I feel blessed, though because not being able to work left me with some opportunities I would not have had if I'd been working. Then at the very end of the summer the VA contacted my husband with an increased disability decision. The Saturday before school started we went shopping for a used car for me and we found this cute Chevy HHR. I need that hatchback for hauling! Wouldn't you know, the first day of school I find out that I am reassigned to another school! The last school was moved which is why I had to pack up and take some stuff home and leave others to be moved to their new location. I received an email from the assistant principal there telling me I needed to come and get the boxes--although at the time I had no place to put them. I packed about 8 boxes in my HR before I was told I needed to move my car from the driveway.

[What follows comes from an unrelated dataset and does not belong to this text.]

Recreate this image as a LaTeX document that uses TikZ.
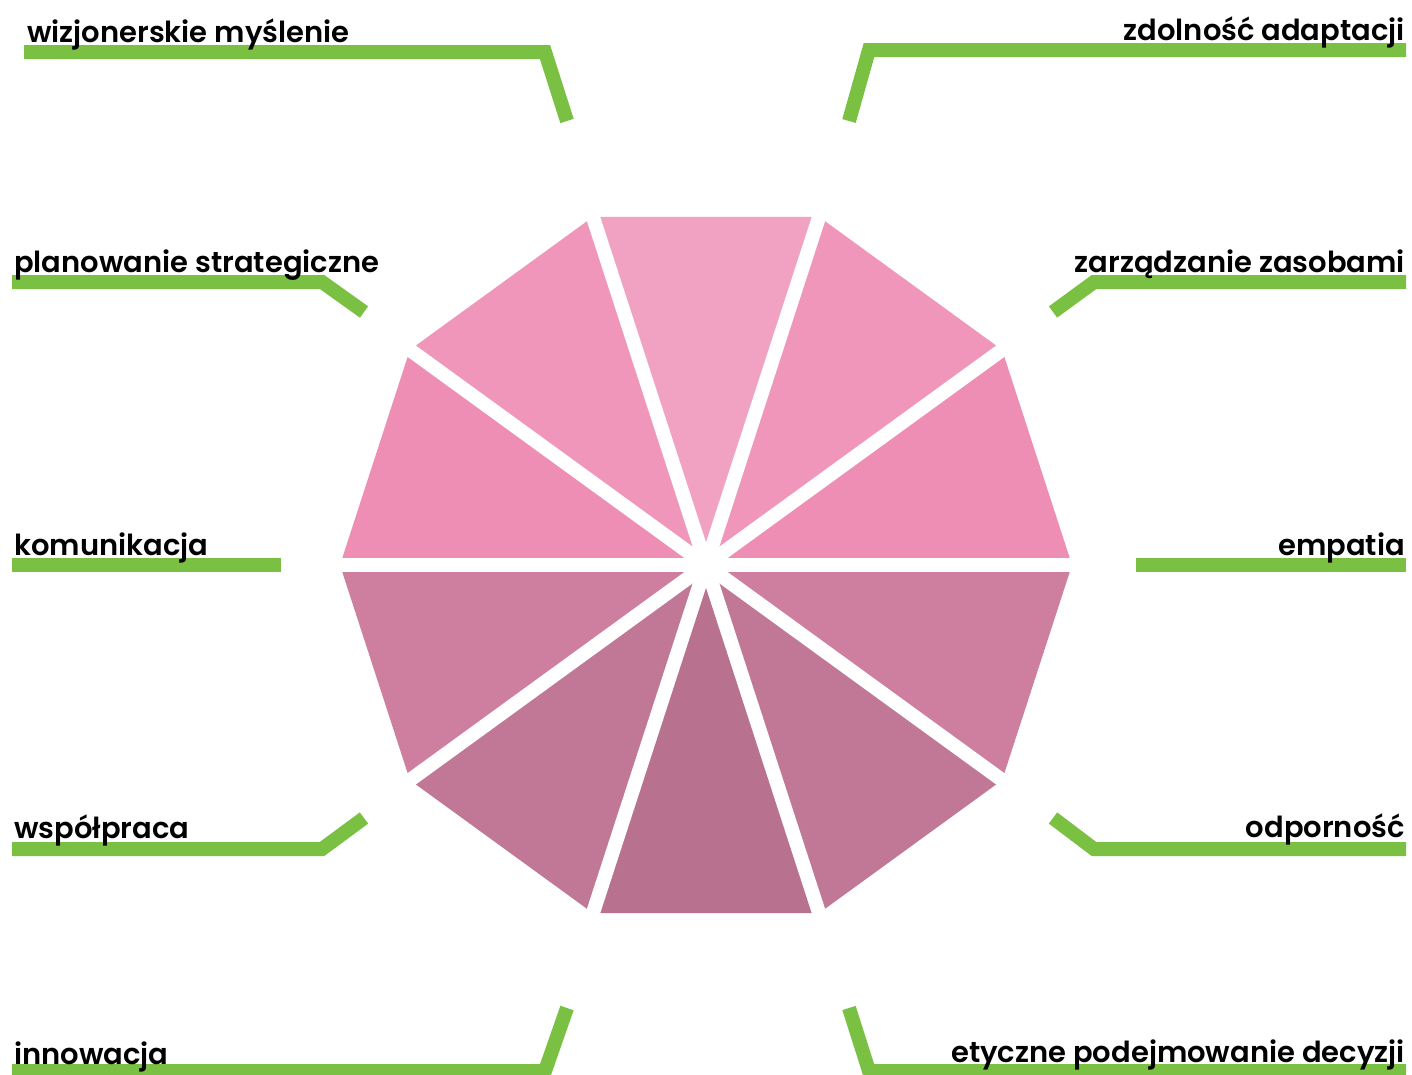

Then I thought, Why am I torturing myself with this bad arm? I will get a form for Aramark to move them all to the new school! If I should hurt myself and have to spend a day at the doctor and home this close to the beginning of school, I will feel so very overwhelmed with trying to play catchup!

So that is what I did--and I went to my new school to remind someone that I am on their rolls now and if someone could please find me a little space to unpack, I would be so grateful! It is not easy doing what I do and not having a spot to land. Last term with 14 schools, mountains of paper work and no spot, I was quite overwhelmed.

I'm praying for a good school year.

At any rate, I'm back to my blog--whatever that means.